Graduate Mother Scheme
In the Graduate Mothers Scheme, Lee introduced incentives such as tax rebates, schooling, and housing priorities for graduate mothers who had three or four children, in a reversal of the over-successful ‘Stop-at-Two’ family planning campaign in the 1960s and 1970s.
By the late 1990s, the birth rate had fallen so low that Lee’s successor Goh Chok Tong extended these incentives to all married women, and gave even more incentives, such as the ‘baby bonus’ scheme.
Corporal Punishment
Lee’s government inherited judicial corporal punishment from British rule, but greatly expanded its scope. Under the British, it had been used as a penalty for offences involving personal violence, amounting to a handful of caning sentences per year. The PAP government under Lee extended its use to an ever-expanding range of crimes. By 1993 it was mandatory for 42 offences and optional for a further 42. Those routinely ordered by the courts to be caned now include drug addicts and illegal immigrants. From 602 canings in 1987, the figure rose to 3,244 in 1993 and to 6,404 in 2007.
School corporal punishment (for male students only) was likewise inherited from the British, and this is in widespread use to discipline disobedient schoolboys, still under 1957 legislation. Lee also introduced caning in the Singapore Armed Forces. Today, Singapore is one of the few countries in the world where corporal punishment is an official penalty in military discipline.
Compulsory Conscription
Lee introduced conscription whereby all abled-bodied male Singaporean citizens age 18 and above are required to serve National Service (NS) either in the Singapore Armed Forces, Singapore Police Force or the Singapore Civil Defence.
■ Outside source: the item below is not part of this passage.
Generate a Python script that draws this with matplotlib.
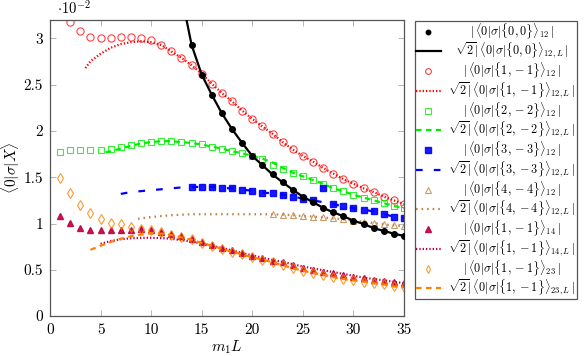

He asked Goh Keng Swee to build up the Singapore Armed Forces (SAF) and requested help from other countries, particularly Israel, for advice, training and facilities.
Today, Singaporean males find themselves being side-lined for jobs because of the NS and reservist obligations. Employers prefer to employ foreigners who do not have the same commitment that takes them away from their jobs for several weeks a year.